Users only really have to learn once how to handle data coming from different data sources. It really levels the playing field between different data sources. Another example, a feature users have been requesting for many years now, is the ability to just do maths between data returned from different data sources. You might have your resource usage monitored in Prometheus, but your application-level metrics might come from appD. Now, in Grafana, you can take the two and get capacity planning metrics like CPU cycles per request, which help you predict, for example, how your CPU consumption is going to grow over time.

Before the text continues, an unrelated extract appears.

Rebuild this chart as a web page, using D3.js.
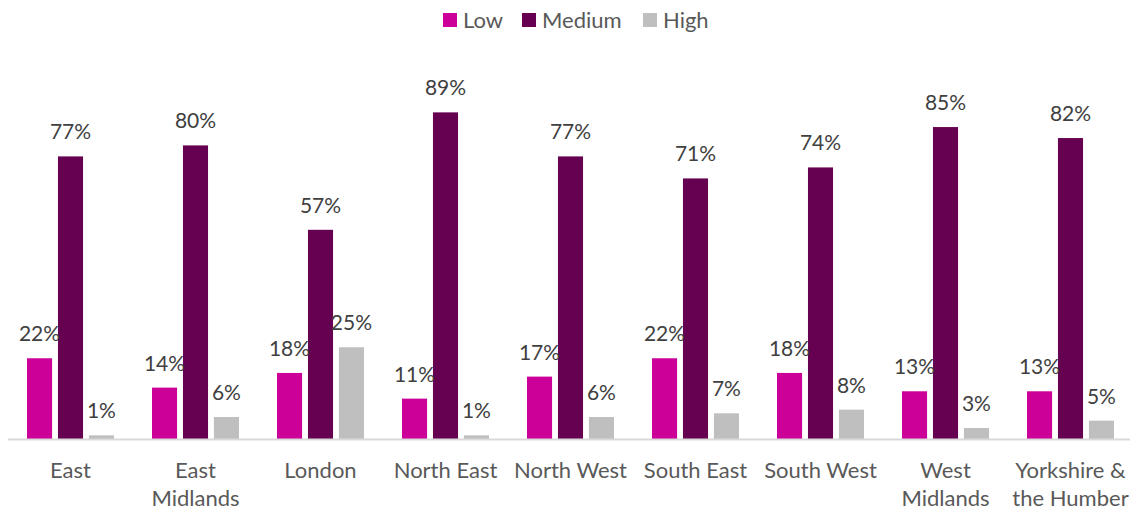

Third, on the unified data pipeline, we now have the support, with this new Apache Arrow format, for external plugins. This is going to enable us to build data sources that don’t have to live inside either the Grafana backend or the Grafana frontend. They can live in separate processes and, therefore, be implemented in different languages that don’t have to be written in Go or in Java, or JavaScript. So you could, for instance, either write one in Java and get access to the whole ecosystem of JDBC plugins, or write one in C# or write one in any arbitrary language you like and get access to the existing integrations that are only available in that language. I think this is going to make it a lot easier for developers to build and extend on Grafana and get their data into it.

Right now, as I mentioned, we have over 60 first-class plugins which are either built into the core or part of Grafana Enterprise or built by us. But there are maybe 100 or so other data sources coming from the community. I fully expect with 7.0 to see an explosion in data sources and integrations, because it’s got easier, more reliable and more performant.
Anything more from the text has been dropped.